EXERCISE =
Reproduce the listing below from the line with "Recreate this image" to the line with "from matplotlib.ticker import", both lines included, character for character, minus any pictures.

SOURCE RECORDS =
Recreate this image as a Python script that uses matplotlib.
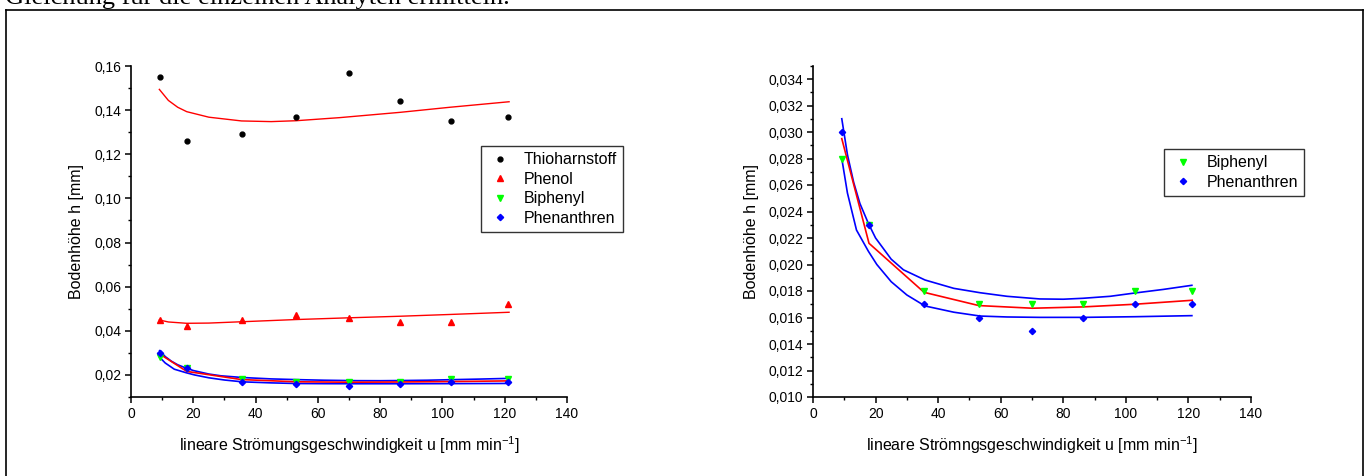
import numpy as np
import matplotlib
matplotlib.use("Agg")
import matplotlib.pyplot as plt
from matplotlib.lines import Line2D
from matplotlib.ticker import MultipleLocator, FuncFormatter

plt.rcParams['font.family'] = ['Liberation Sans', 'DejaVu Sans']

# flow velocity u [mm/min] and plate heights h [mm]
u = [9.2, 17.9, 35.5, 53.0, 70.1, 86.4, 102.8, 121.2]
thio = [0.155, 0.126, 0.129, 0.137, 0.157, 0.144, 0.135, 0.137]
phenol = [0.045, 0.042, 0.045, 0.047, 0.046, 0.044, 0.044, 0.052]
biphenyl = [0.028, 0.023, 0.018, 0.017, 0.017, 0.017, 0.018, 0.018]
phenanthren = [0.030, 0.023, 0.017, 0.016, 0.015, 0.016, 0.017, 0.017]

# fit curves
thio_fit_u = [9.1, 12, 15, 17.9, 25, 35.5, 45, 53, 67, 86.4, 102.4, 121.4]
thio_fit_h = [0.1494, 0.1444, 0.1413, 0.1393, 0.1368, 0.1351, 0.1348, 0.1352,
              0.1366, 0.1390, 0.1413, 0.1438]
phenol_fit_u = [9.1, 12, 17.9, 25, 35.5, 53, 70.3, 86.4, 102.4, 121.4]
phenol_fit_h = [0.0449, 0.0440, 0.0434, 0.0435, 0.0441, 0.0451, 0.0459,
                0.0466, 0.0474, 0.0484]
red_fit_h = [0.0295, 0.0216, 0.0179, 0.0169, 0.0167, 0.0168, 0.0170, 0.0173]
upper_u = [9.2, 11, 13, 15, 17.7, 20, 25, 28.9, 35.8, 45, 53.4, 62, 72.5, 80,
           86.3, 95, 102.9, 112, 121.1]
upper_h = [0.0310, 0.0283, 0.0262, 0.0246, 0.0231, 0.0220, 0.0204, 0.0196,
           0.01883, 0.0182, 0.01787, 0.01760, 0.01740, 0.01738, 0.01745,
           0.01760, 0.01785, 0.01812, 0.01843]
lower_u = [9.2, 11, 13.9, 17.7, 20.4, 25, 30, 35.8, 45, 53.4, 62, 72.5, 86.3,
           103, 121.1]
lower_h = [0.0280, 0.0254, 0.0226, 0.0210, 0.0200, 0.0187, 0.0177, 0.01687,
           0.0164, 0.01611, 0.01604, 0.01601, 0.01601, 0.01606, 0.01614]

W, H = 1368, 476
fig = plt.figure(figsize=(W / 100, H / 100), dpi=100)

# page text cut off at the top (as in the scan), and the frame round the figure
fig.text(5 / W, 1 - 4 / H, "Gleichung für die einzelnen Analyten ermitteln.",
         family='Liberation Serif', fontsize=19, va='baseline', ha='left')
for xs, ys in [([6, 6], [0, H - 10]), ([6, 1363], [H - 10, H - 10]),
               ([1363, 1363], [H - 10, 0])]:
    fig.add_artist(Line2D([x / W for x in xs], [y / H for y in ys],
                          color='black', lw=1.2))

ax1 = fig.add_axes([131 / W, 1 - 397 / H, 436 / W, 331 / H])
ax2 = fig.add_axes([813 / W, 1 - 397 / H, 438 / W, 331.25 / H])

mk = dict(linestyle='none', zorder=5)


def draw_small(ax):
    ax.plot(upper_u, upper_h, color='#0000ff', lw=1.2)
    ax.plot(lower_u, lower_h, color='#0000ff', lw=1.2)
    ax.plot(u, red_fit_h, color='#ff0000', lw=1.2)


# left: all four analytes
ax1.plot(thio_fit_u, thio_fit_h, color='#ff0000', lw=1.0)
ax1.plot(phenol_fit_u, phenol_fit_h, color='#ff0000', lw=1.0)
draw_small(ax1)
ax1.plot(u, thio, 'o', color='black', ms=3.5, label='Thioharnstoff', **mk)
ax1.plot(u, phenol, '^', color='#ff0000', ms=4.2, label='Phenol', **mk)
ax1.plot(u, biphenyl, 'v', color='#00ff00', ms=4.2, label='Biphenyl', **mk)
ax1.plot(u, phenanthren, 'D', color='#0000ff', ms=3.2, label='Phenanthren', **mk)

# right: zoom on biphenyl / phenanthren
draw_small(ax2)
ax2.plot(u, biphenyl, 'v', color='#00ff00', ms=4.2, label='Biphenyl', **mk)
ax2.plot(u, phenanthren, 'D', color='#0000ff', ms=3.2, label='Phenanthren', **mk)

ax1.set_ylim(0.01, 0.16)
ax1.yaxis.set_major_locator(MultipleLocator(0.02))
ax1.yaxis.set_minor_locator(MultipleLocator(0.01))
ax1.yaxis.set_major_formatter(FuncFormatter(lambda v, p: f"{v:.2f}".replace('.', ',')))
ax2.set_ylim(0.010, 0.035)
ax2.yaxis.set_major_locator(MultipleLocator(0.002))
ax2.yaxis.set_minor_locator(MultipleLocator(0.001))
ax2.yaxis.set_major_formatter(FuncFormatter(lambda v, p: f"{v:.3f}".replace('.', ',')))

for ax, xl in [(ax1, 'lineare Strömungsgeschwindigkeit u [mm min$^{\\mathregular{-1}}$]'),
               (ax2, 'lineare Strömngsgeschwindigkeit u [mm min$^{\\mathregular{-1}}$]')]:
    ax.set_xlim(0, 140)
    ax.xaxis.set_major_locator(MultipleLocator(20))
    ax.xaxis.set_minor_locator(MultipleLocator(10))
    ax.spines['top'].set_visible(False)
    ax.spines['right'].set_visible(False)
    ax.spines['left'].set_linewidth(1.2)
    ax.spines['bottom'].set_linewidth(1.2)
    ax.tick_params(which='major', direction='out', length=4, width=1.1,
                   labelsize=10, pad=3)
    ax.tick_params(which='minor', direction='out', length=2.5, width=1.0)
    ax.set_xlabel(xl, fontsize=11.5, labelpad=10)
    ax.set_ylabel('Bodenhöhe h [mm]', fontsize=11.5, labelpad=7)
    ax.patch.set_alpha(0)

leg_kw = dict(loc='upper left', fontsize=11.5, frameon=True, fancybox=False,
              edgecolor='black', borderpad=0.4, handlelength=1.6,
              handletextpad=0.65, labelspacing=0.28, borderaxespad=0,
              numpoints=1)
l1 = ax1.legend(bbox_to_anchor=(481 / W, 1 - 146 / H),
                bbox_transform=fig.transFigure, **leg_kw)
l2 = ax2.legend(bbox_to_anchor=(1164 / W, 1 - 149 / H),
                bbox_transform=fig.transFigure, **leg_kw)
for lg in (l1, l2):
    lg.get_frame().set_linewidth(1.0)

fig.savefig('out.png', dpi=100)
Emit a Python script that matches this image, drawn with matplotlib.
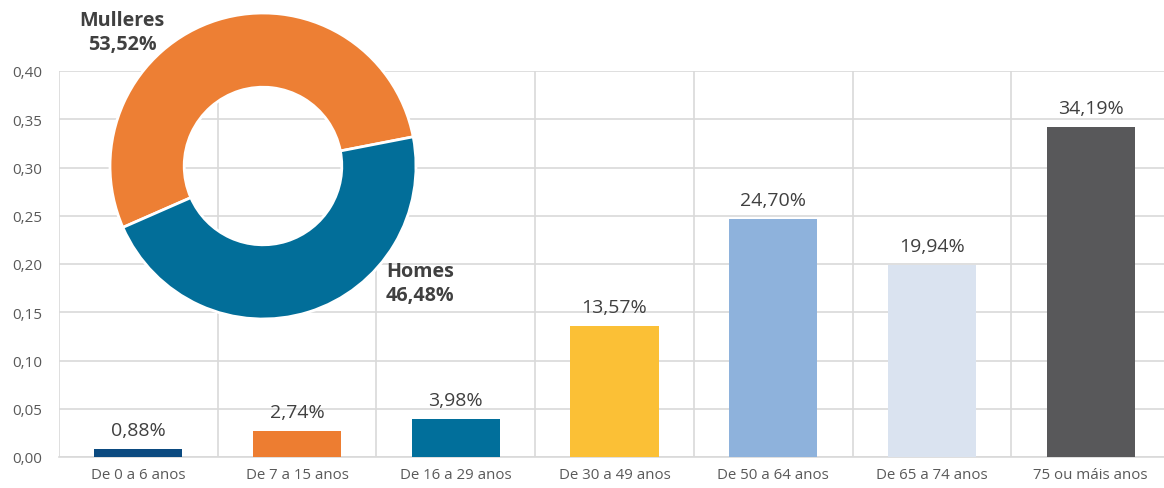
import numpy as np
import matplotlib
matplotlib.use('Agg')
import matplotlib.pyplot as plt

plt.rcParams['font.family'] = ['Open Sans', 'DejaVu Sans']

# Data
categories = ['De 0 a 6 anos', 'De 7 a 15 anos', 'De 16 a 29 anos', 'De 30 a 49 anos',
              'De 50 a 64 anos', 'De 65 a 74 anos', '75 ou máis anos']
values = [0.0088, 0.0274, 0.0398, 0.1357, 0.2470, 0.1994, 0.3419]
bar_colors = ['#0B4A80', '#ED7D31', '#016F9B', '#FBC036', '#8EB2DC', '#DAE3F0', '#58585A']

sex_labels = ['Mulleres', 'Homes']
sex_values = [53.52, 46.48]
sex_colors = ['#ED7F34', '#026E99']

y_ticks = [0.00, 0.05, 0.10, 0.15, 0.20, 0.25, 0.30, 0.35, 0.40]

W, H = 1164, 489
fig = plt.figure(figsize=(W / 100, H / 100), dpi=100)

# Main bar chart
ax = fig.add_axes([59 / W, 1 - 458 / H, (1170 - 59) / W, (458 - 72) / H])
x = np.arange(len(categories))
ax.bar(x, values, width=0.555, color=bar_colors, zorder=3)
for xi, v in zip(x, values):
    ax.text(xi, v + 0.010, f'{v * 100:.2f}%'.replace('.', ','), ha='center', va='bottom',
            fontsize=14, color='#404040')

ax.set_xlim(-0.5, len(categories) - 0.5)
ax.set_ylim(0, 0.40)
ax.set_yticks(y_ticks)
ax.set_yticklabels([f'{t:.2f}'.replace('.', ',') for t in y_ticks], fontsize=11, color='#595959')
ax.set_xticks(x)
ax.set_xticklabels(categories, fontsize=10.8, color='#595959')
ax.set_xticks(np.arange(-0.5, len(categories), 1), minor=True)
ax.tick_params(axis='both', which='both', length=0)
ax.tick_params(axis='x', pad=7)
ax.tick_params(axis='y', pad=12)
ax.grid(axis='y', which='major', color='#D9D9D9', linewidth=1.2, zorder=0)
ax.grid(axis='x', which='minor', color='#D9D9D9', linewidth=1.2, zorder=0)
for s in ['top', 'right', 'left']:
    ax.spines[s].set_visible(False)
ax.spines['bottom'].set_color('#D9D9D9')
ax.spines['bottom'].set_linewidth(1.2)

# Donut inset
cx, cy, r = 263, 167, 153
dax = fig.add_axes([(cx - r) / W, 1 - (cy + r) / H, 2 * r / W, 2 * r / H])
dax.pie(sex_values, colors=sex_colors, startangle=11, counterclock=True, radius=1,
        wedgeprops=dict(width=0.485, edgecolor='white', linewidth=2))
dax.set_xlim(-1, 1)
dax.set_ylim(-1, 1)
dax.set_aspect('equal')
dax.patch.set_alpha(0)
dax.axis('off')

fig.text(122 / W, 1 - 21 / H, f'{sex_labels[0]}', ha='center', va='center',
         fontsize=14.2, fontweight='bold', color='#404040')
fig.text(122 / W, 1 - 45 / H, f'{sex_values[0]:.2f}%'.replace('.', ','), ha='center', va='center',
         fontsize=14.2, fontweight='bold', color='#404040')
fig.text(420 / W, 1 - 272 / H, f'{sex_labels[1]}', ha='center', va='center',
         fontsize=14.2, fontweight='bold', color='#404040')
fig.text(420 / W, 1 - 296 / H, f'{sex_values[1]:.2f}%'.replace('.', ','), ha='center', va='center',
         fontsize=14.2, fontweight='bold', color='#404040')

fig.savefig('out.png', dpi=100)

...

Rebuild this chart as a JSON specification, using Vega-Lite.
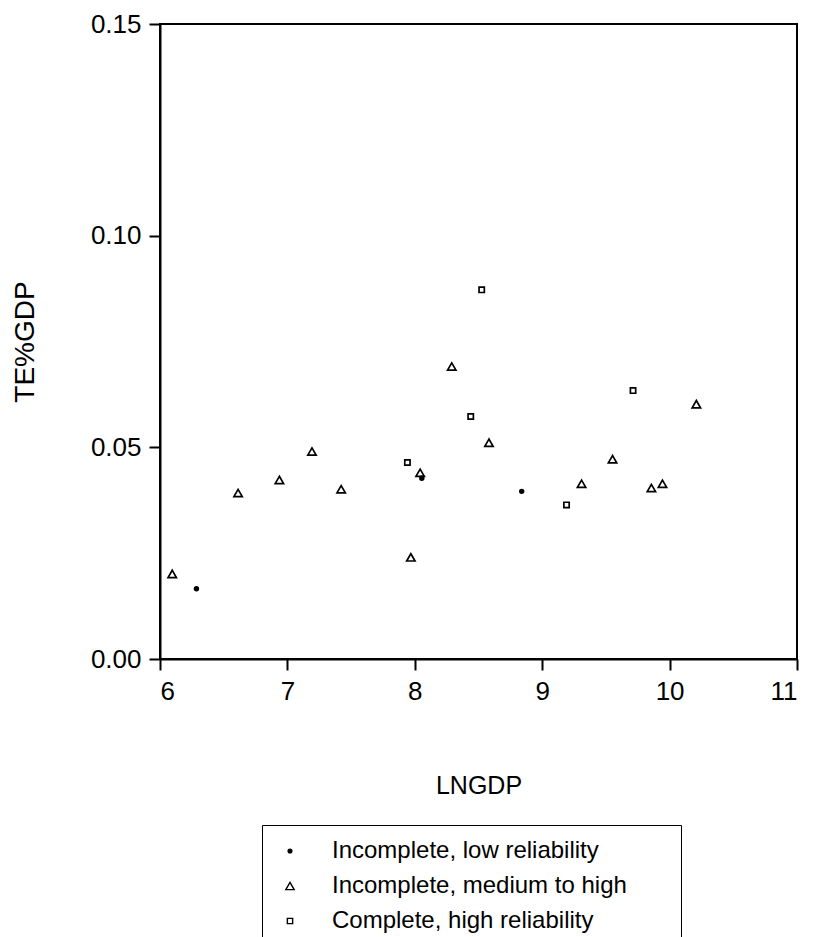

FINISHED EXERCISE =
Recreate this image as a Python script that uses matplotlib.
import numpy as np
import matplotlib
matplotlib.use("Agg")
import matplotlib.pyplot as plt
from matplotlib.lines import Line2D
from matplotlib.ticker import MultipleLocator, FuncFormatter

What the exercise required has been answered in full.